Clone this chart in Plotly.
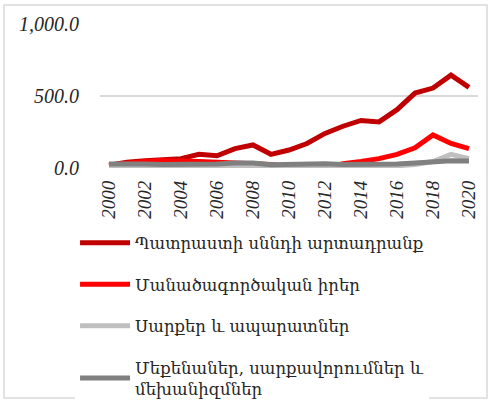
import plotly.graph_objects as go

years = list(range(2000, 2021))

# Պատրաստի սննդի արտադրանք
food = [20, 40, 50, 60, 65, 95, 85, 135, 160, 95, 125, 170, 240, 290, 330, 320, 405, 520, 555, 645, 560]
# Մանածագործական իրեր
textile = [20, 35, 45, 50, 50, 45, 40, 35, 30, 25, 10, -5, 0, 30, 45, 65, 95, 140, 230, 170, 135]
# Սարքեր և ապարատներ
devices = [10, 10, 8, 8, 8, 10, 10, 12, 12, 8, 8, 10, 10, 10, 12, 10, 15, 25, 45, 95, 65]
# Մեքենաներ, սարքավորումներ և մեխանիզմներ
machines = [28, 30, 28, 25, 25, 28, 28, 35, 35, 22, 25, 25, 30, 25, 25, 20, 28, 35, 45, 50, 48]

names = [
    "Պատրաստի սննդի արտադրանք",
    "Մանածագործական իրեր",
    "Սարքեր և ապարատներ",
    "Մեքենաներ, սարքավորումներ և<br>մեխանիզմներ",
]
colors = ["#C00000", "#FF0000", "#BFBFBF", "#808080"]

fig = go.Figure()
for i, (name, vals, col) in enumerate(zip(names, [food, textile, devices, machines], colors)):
    fig.add_trace(
        go.Scatter(
            x=years,
            y=vals,
            name=name,
            mode="lines",
            line=dict(color=col, width=5),
            legendgroup=str(i),
        )
    )

serif = "Liberation Serif"
fig.update_layout(
    width=490,
    height=401,
    margin=dict(l=100, r=12, t=24, b=233, autoexpand=False),
    plot_bgcolor="white",
    paper_bgcolor="white",
    showlegend=True,
    legend=dict(
        x=-0.066,
        y=-0.40,
        xanchor="left",
        yanchor="top",
        font=dict(family="DejaVu Serif", size=16.5, color="#262626"),
        tracegroupgap=17,
        itemwidth=50,
    ),
)
fig.update_xaxes(
    range=[1999.5, 2020.5],
    tickmode="array",
    tickvals=years[::2],
    ticktext=[str(y) for y in years[::2]],
    tickangle=-90,
    tickfont=dict(family=serif, size=19, color="#262626", style="italic"),
    showgrid=False,
    showline=False,
    zeroline=False,
    ticks="",
    ticklabelstandoff=8,
    automargin=False,
)
fig.update_yaxes(
    range=[0, 1000],
    tickvals=[0, 500, 1000],
    tickformat=",.1f",
    tickfont=dict(family=serif, size=20, color="#262626", style="italic"),
    showgrid=True,
    gridcolor="#D9D9D9",
    gridwidth=1.5,
    zeroline=False,
    showline=False,
    ticks="",
    ticklabelstandoff=20,
    automargin=False,
)
# outer chart frame
fig.add_shape(
    type="rect",
    xref="paper",
    yref="paper",
    x0=-0.254,
    x1=1.0238,
    y0=-1.597,
    y1=1.132,
    line=dict(color="#D9D9D9", width=1.5),
    layer="above",
)

fig.write_html(
    "out.html",
    config={"displayModeBar": False},
    post_script="document.body.style.margin='0';",
)
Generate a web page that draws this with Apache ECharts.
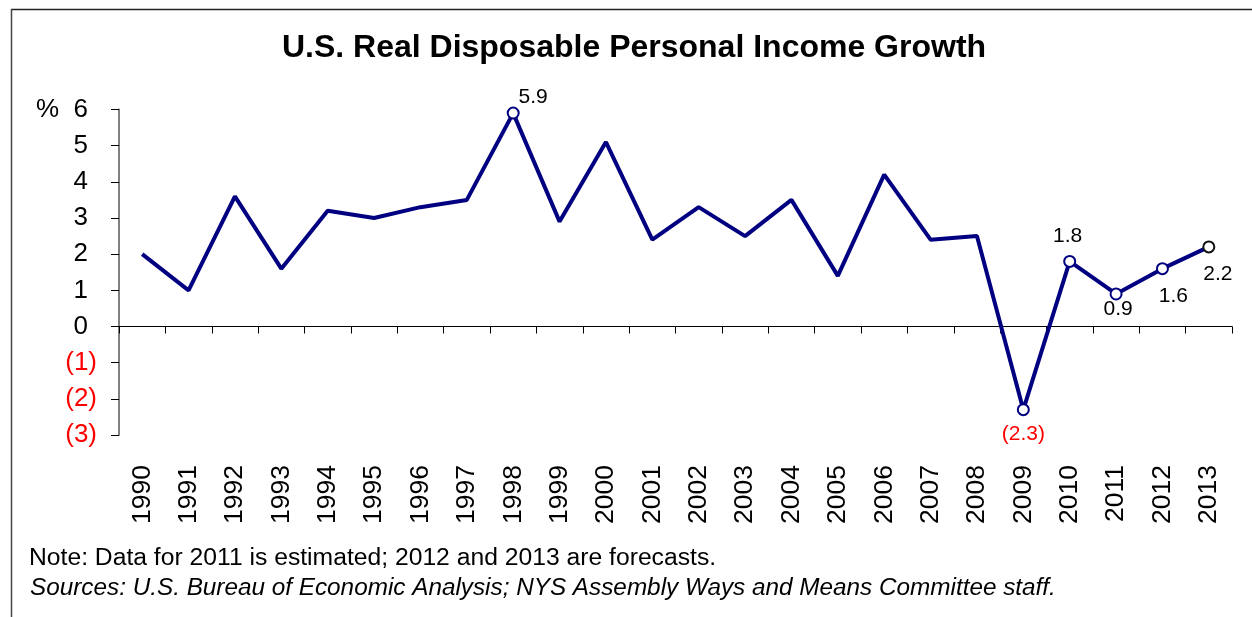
<!DOCTYPE html>
<html>
<head>
<meta charset="utf-8">
<script src="https://cdn.jsdelivr.net/npm/echarts@6/dist/echarts.min.js"></script>
<style>
html,body{margin:0;padding:0;background:#fff;}
#c{width:1252px;height:617px;}
</style>
</head>
<body>
<div id="c"></div>
<script>
const years = ['1990','1991','1992','1993','1994','1995','1996','1997','1998','1999','2000','2001','2002','2003','2004','2005','2006','2007','2008','2009','2010','2011','2012','2013'];
const growth = [2.0, 1.0, 3.6, 1.6, 3.2, 3.0, 3.3, 3.5, 5.9, 2.9, 5.1, 2.4, 3.3, 2.5, 3.5, 1.4, 4.2, 2.4, 2.5, -2.3, 1.8, 0.9, 1.6, 2.2];
const labeledYears = ['1998','2009','2010','2011','2012','2013'];
const yTicks = [-3, -2, -1, 0, 1, 2, 3, 4, 5, 6];

const FONT = '"Liberation Sans", Arial, sans-serif';
const NAVY = '#000080';

const labelPlace = {
  '1998': {position: 'top', offset: [20, 6]},
  '2009': {position: 'bottom', offset: [0, 3]},
  '2010': {position: 'top', offset: [-2, -3]},
  '2011': {position: 'bottom', offset: [2, -7]},
  '2012': {position: 'bottom', offset: [11, 6]},
  '2013': {position: 'bottom', offset: [9, 5]}
};

function fmt(v) {
  return v < 0 ? '(' + Math.abs(v).toFixed(1) + ')' : v.toFixed(1);
}

const seriesData = years.map((y, i) => {
  const v = growth[i];
  if (labeledYears.indexOf(y) < 0) {
    return {value: v, symbol: 'none'};
  }
  const p = labelPlace[y];
  return {
    value: v,
    symbol: 'circle',
    symbolSize: 11,
    itemStyle: {color: '#fff', borderColor: y === '2013' ? '#111' : NAVY, borderWidth: 2},
    label: {
      show: true,
      position: p.position,
      offset: p.offset,
      formatter: fmt(v),
      color: v < 0 ? '#ff0000' : '#000',
      fontSize: 21,
      fontFamily: FONT
    }
  };
});

const chart = echarts.init(document.getElementById('c'), null, {renderer: 'canvas'});
chart.setOption({
  animation: false,
  backgroundColor: '#fff',
  grid: {left: 119, right: 20, top: 109.5, bottom: 182, containLabel: false},
  xAxis: [
    {
      type: 'category',
      data: years,
      position: 'top',
      boundaryGap: true,
      axisLine: {show: true, onZero: true, lineStyle: {color: '#000', width: 1}},
      axisTick: {show: true, inside: true, length: 7, lineStyle: {color: '#000', width: 1}},
      axisLabel: {show: false},
      splitLine: {show: false}
    },
    {
      type: 'category',
      data: years,
      position: 'bottom',
      boundaryGap: true,
      axisLine: {show: false},
      axisTick: {show: false},
      axisLabel: {show: true, rotate: 90, margin: 30, fontSize: 26.5, color: '#000', fontFamily: FONT},
      splitLine: {show: false}
    }
  ],
  yAxis: {
    type: 'value',
    min: yTicks[0],
    max: yTicks[yTicks.length - 1],
    interval: 1,
    axisLine: {show: true, lineStyle: {color: '#808080', width: 2}},
    axisTick: {show: true, length: 8, lineStyle: {color: '#000', width: 1}},
    splitLine: {show: false},
    axisLabel: {
      margin: 22,
      fontSize: 26,
      fontFamily: FONT,
      formatter: function (v) {
        if (v < 0) return '{n|(' + Math.abs(v) + ')}';
        return '{p|' + v + '}';
      },
      rich: {
        n: {color: '#ff0000', fontSize: 26, fontFamily: FONT},
        p: {color: '#000', fontSize: 26, fontFamily: FONT, padding: [0, 9, 0, 0]}
      }
    }
  },
  series: [{
    type: 'line',
    xAxisIndex: 0,
    data: seriesData,
    lineStyle: {color: NAVY, width: 4},
    itemStyle: {color: NAVY},
    showSymbol: true,
    z: 3
  }],
  graphic: [
    {type: 'line', shape: {x1: 11, y1: 9.5, x2: 1252, y2: 9.5}, style: {stroke: '#222', lineWidth: 1.5}, silent: true},
    {type: 'line', shape: {x1: 11.5, y1: 9, x2: 11.5, y2: 617}, style: {stroke: '#444', lineWidth: 1.5}, silent: true},
    {type: 'text', x: 634, y: 48, style: {text: 'U.S. Real Disposable Personal Income Growth', font: 'bold 32px ' + FONT, fill: '#000', align: 'center', verticalAlign: 'middle'}, silent: true},
    {type: 'text', x: 36, y: 110, style: {text: '%', font: '26px ' + FONT, fill: '#000', align: 'left', verticalAlign: 'middle'}, silent: true},
    {type: 'text', x: 29, y: 558, style: {text: 'Note: Data for 2011 is estimated; 2012 and 2013 are forecasts.', font: '24.7px ' + FONT, fill: '#000', align: 'left', verticalAlign: 'middle'}, silent: true},
    {type: 'text', x: 30, y: 588, style: {text: 'Sources: U.S. Bureau of Economic Analysis; NYS Assembly Ways and Means Committee staff.', font: 'italic 24.3px ' + FONT, fill: '#000', align: 'left', verticalAlign: 'middle'}, silent: true}
  ]
});
</script>
</body>
</html>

## Exercise
Copy every line above that holds the word "this".

## Expected answer
Clone this chart in Plotly.
Generate a web page that draws this with Apache ECharts.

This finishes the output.